This book surprised me. It took me a few chapters to become interested, but once I was interested, I enjoyed the unfolding of the story. This is the type of book that should be read in a cafe while sipping tea or coffee and, if you smoke, it would be appropriate to have a cigarette (not that I'm advocating smoking, just saying if you already do smoke go ahead and have one or two ciggies...then call the quit hotline after you finish reading the book). The reason I say that a cigarette and coffee would go well with this book is that it takes place in Paris and Paris is definitely a place for coffee and cigarettes.
The chapters alternate between the jazz age in postwar Paris (late 1940s-1950s) and the present day. During the postwar era the story focuses on Ruby Mae, a young woman filled with wanderlust, who has run off to Paris with a musician, both carrying aspirations of stardom and a desire to leave the Jim Crow South behind. The present day chapters focus on Nicole-Marie Handy who has run off to Paris to keep a promise to a recently deceased friend. Early on, during her trip, she finds a photo of her father in an antique shop and is determined to learn more about how it got there. The two stories don't seem connected at the start of the novel, which I think contributed to my slow interest. Once the stories started overlapping, though, I was very interested and voraciously read the rest of the book.

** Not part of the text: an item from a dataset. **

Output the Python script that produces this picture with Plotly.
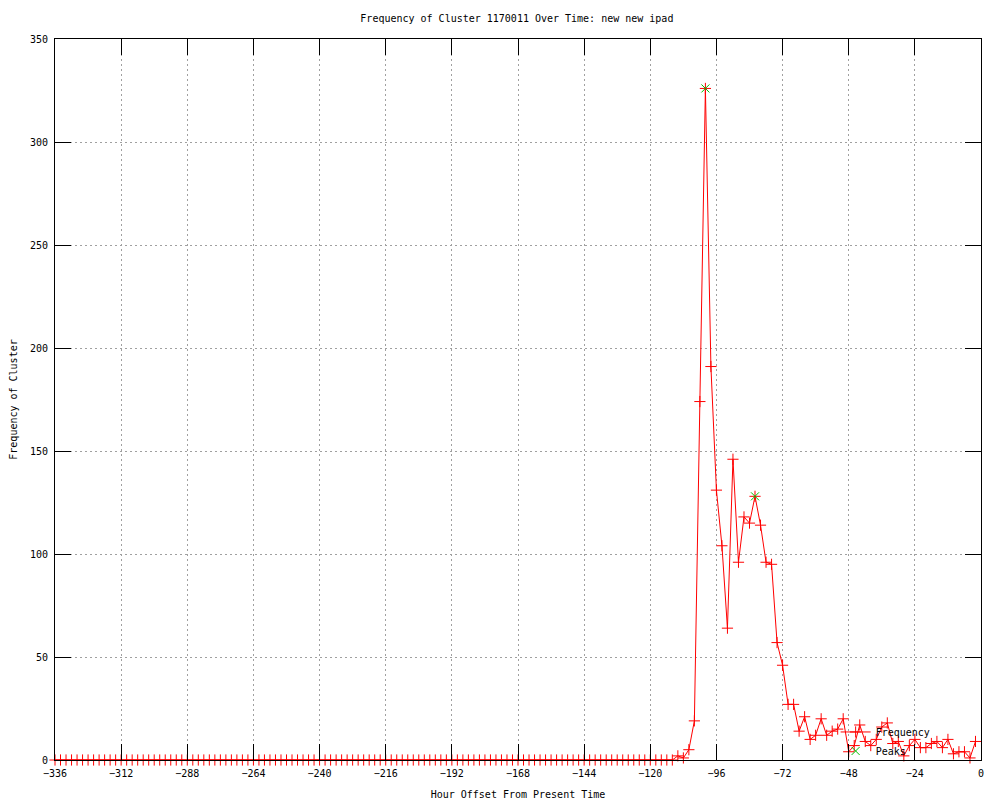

After finishing the book, I can honestly say I wouldn't change the way the author built up to the "twist" in the story. This is one of those stories in which the voyage was enjoyable. As I've mentioned before, I'm a bit of a Francophile and really enjoy reading about Paris. I wish I read this prior to my trip, because this book had a lot of interesting information about "Black" Paris in the jazz age. I really appreciate a book by an African-American author that tells a story we don't often see in African-American novels. Our stories are so varied, but the works published can seem so limited in plot. Complex family relationships as well as romantic relationships were explored in Passing Love without being crass or over-simplified. This was refreshing.